Given these changes, a top priority is reviewing your current estate plan. It’s important not to panic whenever new changes like this happen. For many people, their current estate documents may still work. For those who have not completed their estate plan, this is a great opportunity to do so. Additionally, if you plan to leave retirement assets to a trust, it is important to discuss SECURES’s changes with your estate attorney to make sure the terms of the trust still work with the new law. The goal is to confirm that your assets will continue to be distributed according to your original wishes when you die.
In addition to reviewing your estate plan, determine whether the beneficiaries of your retirement accounts are eligible for the lifetime payout option under SECURE. If your beneficiaries do not meet the new requirements and you wish to limit their future tax burden, consider doing Roth conversions.
A Roth conversion allows an individual to transfer tax-deferred retirement assets from a 401k, 403b, or IRA to a Roth IRA. The amount that is “converted” is taxable to the account owner at the time of the transfer. The goal is to spread these transfers – and the corresponding taxes – over several years. The funds are deposited into the Roth IRA and enjoy tax-free growth. Additionally, Roth IRAs do not have required minimum distributions while the account owner is alive.

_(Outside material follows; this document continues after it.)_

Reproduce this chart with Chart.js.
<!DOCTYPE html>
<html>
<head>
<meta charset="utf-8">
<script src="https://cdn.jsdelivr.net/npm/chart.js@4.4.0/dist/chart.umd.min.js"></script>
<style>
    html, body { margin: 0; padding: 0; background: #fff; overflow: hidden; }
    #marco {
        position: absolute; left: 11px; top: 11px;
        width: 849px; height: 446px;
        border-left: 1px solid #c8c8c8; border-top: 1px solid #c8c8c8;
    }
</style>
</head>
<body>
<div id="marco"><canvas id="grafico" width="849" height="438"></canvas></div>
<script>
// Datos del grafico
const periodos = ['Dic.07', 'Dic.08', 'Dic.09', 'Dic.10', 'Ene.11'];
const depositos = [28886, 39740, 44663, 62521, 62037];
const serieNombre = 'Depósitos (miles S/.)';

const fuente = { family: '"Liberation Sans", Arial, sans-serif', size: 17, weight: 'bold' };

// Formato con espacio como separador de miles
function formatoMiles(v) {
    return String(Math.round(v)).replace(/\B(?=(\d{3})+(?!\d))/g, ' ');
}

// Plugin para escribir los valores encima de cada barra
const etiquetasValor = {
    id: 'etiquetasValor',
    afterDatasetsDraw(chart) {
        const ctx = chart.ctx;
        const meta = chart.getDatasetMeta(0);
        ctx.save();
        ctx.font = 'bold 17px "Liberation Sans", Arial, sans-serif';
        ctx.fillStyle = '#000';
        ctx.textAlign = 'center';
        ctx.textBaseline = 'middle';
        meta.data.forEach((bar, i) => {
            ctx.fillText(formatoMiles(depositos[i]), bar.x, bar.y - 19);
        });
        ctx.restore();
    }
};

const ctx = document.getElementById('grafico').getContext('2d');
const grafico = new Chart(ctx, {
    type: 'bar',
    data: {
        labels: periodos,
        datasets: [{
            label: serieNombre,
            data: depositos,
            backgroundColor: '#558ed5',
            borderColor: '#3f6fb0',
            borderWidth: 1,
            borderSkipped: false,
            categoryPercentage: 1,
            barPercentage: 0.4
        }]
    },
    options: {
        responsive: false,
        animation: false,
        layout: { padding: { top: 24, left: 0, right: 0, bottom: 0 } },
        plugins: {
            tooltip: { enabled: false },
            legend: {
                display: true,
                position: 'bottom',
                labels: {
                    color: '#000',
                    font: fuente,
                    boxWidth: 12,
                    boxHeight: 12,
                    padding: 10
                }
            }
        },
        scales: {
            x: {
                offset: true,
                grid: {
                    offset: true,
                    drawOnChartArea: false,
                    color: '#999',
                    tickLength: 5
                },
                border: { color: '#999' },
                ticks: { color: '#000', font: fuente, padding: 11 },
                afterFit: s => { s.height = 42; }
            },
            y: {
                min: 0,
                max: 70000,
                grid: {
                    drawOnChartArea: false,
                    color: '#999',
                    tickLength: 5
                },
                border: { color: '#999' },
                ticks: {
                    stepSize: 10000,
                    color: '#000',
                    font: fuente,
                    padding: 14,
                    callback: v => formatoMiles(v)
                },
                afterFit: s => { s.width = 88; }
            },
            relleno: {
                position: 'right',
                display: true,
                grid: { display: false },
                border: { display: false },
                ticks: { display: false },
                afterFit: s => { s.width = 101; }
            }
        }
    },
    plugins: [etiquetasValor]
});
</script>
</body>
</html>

When the account owner dies and if his/her beneficiaries do not meet the requirements for the lifetime payout option, these beneficiaries will still be subject to the new 10-year distribution rule. However, all distributions from Roth IRAs are tax-free. As we mentioned earlier, the new rule does not require the beneficiary to take an annual distribution. It only requires that the assets be removed from the Roth IRA within 10 years. Thus, the beneficiary could keep these funds within the Roth IRA and enjoy 10 years of tax-free growth. If they do not need these funds for their day-to-day living, they may consider investing the inherited Roth more aggressively to maximize the potential for long-term growth.
Ultimately, the original account owner has systematically transferred tax-deferred assets to a Roth, which benefits from tax-free growth during their lifetime and for up to 10 years after their death. They have also absorbed the tax burden on behalf of the beneficiaries, who again may be in high tax brackets at the time those assets are inherited.

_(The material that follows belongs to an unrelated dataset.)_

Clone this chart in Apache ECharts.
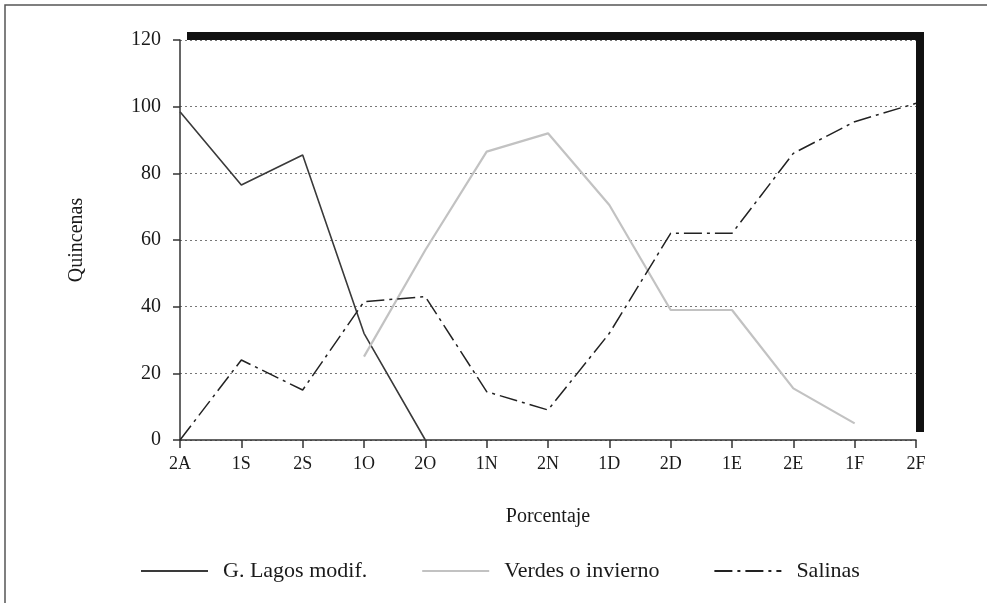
<!DOCTYPE html>
<html>
<head>
<meta charset="utf-8">
<script src="https://cdn.jsdelivr.net/npm/echarts@6/dist/echarts.min.js"></script>
<style>
html,body{margin:0;padding:0;background:#fff;}
#c{width:987px;height:603px;}
</style>
</head>
<body>
<div id="c"></div>
<script>
var categories = ['2A','1S','2S','1O','2O','1N','2N','1D','2D','1E','2E','1F','2F'];
var lagos = [98.5, 76.5, 85.5, 32, 0, null, null, null, null, null, null, null, null];
var verdes = [null, null, null, 25, 57, 86.5, 92, 70.5, 39, 39, 15.5, 5, null];
var salinas = [0, 24, 15, 41.5, 43, 14.5, 9, 32, 62, 62, 86, 95.5, 101];
var seriesNames = ['G. Lagos modif.', 'Verdes o invierno', 'Salinas'];
var yTicks = [0, 20, 40, 60, 80, 100, 120];

var FONT = '"Liberation Serif", "DejaVu Serif", serif';
var chart = echarts.init(document.getElementById('c'), null, {renderer: 'canvas'});
chart.setOption({
  backgroundColor: '#ffffff',
  animation: false,
  textStyle: {fontFamily: FONT, color: '#1a1a1a'},
  grid: {left: 180, right: 71, top: 40, bottom: 163},
  legend: {
    left: 140, top: 560, padding: 0,
    itemWidth: 67, itemHeight: 14, itemGap: 54,
    itemStyle: {opacity: 0},
    textStyle: {fontFamily: FONT, fontSize: 22, color: '#1a1a1a', padding: [0, 0, 0, 10]},
    data: seriesNames
  },
  xAxis: {
    type: 'category', data: categories, boundaryGap: false,
    name: 'Porcentaje', nameLocation: 'middle', nameGap: 67,
    nameTextStyle: {fontFamily: FONT, fontSize: 20, color: '#1a1a1a'},
    axisLine: {lineStyle: {color: '#333', width: 1.5}},
    axisTick: {show: true, length: 8, lineStyle: {color: '#333', width: 1.5}},
    axisLabel: {fontFamily: FONT, fontSize: 18, color: '#1a1a1a', margin: 15, interval: 0},
    splitLine: {show: false}
  },
  yAxis: {
    type: 'value', min: yTicks[0], max: yTicks[yTicks.length - 1], interval: 20,
    name: 'Quincenas', nameLocation: 'middle', nameGap: 93, nameRotate: 90,
    nameTextStyle: {fontFamily: FONT, fontSize: 20, color: '#1a1a1a'},
    axisLine: {show: true, lineStyle: {color: '#333', width: 1.5}},
    axisTick: {show: true, length: 7, lineStyle: {color: '#333', width: 1.5}},
    axisLabel: {fontFamily: FONT, fontSize: 20, color: '#1a1a1a', margin: 19},
    splitLine: {show: true, lineStyle: {color: '#777', type: [2, 3], width: 1}}
  },
  graphic: [
    {type: 'rect', z: 100, shape: {x: 5, y: 5, width: 1100, height: 700}, style: {fill: null, stroke: '#555', lineWidth: 1.5}},
    {type: 'rect', z: 100, shape: {x: 187, y: 32, width: 737, height: 8}, style: {fill: '#111'}},
    {type: 'rect', z: 100, shape: {x: 916, y: 32, width: 8, height: 400}, style: {fill: '#111'}}
  ],
  series: [
    {name: seriesNames[0], type: 'line', data: lagos, symbol: 'none', connectNulls: false,
     lineStyle: {color: '#3a3a3a', width: 1.6, type: 'solid'}, itemStyle: {color: '#3a3a3a'}},
    {name: seriesNames[1], type: 'line', data: verdes, symbol: 'none',
     lineStyle: {color: '#c2c2c2', width: 2.2, type: 'solid'}, itemStyle: {color: '#c2c2c2'}},
    {name: seriesNames[2], type: 'line', data: salinas, symbol: 'none',
     lineStyle: {color: '#222', width: 1.5, type: [18, 5, 3, 5]}, itemStyle: {color: '#222'}}
  ]
});
</script>
</body>
</html>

While the SECURE Act does bring some much-needed changes to retirement planning, it does significantly alter the way certain beneficiaries will inherit retirement assets in the future. It is important to understand these changes and how they may impact your long-term plans. This a prime example of how financial planning is not a “one-and-done” thing. It’s an ongoing process that must adjust to both changes that are within your control and those outside of it.